• [GIVEN MATERIAL]:
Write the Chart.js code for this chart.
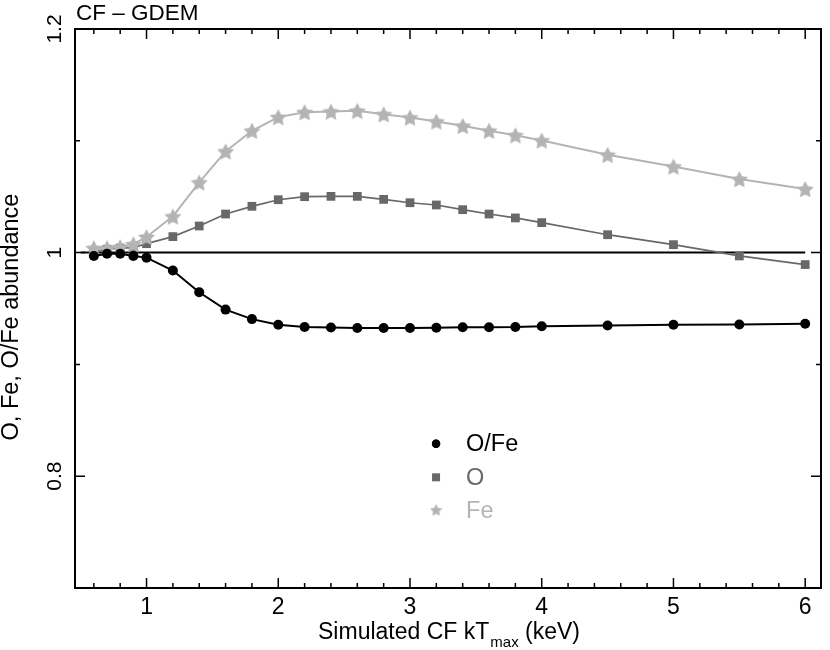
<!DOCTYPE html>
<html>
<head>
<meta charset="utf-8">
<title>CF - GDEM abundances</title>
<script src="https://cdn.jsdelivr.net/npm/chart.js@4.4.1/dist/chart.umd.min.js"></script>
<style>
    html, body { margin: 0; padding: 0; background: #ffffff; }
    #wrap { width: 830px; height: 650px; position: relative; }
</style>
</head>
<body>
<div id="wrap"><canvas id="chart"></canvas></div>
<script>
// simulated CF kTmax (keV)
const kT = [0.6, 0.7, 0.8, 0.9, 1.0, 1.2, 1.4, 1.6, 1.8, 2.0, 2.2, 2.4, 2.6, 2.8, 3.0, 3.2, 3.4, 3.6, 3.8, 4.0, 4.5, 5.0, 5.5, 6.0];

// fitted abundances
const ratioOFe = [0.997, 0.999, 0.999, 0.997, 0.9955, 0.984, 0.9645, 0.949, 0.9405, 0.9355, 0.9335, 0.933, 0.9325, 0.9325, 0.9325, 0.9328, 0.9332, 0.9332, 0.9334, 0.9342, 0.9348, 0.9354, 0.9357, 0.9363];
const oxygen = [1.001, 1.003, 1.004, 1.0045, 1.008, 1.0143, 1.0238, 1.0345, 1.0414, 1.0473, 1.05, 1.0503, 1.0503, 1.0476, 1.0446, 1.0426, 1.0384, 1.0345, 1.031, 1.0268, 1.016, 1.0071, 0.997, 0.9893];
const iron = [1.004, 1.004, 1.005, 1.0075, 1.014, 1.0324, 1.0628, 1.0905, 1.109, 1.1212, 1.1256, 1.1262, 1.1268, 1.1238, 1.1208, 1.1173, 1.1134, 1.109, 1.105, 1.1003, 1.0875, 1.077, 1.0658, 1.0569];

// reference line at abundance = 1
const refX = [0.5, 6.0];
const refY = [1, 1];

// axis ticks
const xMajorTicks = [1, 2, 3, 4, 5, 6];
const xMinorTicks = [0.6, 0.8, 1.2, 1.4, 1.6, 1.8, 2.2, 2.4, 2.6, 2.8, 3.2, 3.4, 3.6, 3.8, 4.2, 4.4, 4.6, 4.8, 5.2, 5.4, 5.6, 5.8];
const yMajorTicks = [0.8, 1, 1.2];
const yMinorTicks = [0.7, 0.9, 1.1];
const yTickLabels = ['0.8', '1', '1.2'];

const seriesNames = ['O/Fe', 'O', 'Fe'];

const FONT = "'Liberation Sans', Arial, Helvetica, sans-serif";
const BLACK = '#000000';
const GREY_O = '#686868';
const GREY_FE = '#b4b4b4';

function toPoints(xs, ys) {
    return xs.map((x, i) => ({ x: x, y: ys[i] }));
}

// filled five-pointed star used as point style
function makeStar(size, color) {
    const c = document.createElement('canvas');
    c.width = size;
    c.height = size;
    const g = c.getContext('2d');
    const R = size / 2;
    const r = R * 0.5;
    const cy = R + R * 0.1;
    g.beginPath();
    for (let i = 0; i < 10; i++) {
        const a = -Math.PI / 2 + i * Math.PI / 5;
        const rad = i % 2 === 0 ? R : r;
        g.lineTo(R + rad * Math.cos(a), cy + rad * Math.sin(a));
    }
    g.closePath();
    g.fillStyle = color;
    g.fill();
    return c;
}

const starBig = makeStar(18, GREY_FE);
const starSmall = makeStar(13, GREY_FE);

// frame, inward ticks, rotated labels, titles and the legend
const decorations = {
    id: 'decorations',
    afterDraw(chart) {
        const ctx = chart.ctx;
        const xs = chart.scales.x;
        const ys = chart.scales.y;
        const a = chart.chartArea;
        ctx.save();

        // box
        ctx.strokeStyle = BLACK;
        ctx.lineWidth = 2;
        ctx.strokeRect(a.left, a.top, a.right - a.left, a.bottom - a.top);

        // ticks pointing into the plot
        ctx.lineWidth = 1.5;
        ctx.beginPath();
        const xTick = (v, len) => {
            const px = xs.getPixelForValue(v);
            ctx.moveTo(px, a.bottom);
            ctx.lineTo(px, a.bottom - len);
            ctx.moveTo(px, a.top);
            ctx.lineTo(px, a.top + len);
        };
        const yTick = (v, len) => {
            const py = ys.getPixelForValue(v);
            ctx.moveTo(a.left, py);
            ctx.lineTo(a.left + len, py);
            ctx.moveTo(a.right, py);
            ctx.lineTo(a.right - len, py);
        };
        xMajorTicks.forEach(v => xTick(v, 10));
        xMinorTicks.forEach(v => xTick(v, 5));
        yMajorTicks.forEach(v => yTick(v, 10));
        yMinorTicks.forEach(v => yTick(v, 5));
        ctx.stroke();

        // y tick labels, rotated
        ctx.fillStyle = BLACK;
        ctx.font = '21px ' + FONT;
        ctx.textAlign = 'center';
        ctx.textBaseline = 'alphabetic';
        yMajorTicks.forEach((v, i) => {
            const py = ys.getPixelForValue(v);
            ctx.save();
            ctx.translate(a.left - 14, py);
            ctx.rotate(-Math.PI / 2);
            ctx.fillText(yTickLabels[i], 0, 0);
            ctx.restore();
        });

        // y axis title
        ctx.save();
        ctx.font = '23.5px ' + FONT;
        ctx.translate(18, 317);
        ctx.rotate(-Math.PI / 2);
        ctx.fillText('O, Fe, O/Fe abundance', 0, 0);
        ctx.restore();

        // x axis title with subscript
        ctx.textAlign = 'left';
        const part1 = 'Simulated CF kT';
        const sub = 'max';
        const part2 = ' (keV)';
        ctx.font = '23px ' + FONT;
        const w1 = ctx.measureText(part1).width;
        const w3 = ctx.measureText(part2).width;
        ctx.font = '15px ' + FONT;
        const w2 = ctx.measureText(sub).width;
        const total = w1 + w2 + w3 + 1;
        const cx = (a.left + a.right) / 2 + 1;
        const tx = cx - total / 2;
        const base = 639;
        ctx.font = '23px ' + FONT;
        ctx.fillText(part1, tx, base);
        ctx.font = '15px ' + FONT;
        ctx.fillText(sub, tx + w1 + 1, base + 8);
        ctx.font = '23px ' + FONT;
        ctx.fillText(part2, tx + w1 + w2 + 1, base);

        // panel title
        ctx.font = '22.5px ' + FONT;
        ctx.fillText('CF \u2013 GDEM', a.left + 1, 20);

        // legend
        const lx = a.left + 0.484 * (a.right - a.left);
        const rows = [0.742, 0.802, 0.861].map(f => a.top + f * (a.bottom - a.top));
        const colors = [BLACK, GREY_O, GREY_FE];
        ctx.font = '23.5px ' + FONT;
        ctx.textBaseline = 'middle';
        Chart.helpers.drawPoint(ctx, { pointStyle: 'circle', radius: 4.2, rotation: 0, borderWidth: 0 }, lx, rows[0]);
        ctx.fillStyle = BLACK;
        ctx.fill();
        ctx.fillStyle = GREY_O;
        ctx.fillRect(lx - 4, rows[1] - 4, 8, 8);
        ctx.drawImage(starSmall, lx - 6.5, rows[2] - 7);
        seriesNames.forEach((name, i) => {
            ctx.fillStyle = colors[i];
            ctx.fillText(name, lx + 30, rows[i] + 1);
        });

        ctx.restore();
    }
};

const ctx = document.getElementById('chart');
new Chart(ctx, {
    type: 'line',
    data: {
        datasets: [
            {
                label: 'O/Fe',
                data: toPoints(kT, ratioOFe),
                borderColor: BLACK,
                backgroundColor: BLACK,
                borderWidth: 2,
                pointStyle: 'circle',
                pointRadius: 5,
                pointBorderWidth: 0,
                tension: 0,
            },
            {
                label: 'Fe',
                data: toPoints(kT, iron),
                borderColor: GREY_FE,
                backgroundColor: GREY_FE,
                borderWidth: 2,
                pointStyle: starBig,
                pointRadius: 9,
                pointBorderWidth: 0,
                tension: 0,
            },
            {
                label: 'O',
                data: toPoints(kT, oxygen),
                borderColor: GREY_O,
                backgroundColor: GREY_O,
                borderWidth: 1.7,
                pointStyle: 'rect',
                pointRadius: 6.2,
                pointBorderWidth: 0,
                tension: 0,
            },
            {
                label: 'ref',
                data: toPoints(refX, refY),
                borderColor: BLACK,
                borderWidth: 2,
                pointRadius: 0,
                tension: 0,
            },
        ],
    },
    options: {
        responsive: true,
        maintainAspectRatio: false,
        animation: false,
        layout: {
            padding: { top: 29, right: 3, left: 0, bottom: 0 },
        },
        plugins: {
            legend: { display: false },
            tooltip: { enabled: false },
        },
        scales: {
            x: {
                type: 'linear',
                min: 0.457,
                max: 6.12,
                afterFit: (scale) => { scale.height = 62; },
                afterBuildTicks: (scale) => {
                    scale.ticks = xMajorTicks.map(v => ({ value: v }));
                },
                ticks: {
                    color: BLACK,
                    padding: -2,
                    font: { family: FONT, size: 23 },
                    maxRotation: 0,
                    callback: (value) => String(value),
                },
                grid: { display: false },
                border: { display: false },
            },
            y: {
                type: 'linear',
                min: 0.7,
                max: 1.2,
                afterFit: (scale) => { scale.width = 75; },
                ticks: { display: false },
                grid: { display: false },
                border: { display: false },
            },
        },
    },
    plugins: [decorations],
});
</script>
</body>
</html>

• [AIM]: Please restate the material above line by line, exactly, beginning at its first line and ending with the line that contains "5.0, 5.5, 6.0];", without any pictures.

• [ANSWER FOR THE TASK]:
Write the Chart.js code for this chart.
<!DOCTYPE html>
<html>
<head>
<meta charset="utf-8">
<title>CF - GDEM abundances</title>
<script src="https://cdn.jsdelivr.net/npm/chart.js@4.4.1/dist/chart.umd.min.js"></script>
<style>
    html, body { margin: 0; padding: 0; background: #ffffff; }
    #wrap { width: 830px; height: 650px; position: relative; }
</style>
</head>
<body>
<div id="wrap"><canvas id="chart"></canvas></div>
<script>
// simulated CF kTmax (keV)
const kT = [0.6, 0.7, 0.8, 0.9, 1.0, 1.2, 1.4, 1.6, 1.8, 2.0, 2.2, 2.4, 2.6, 2.8, 3.0, 3.2, 3.4, 3.6, 3.8, 4.0, 4.5, 5.0, 5.5, 6.0];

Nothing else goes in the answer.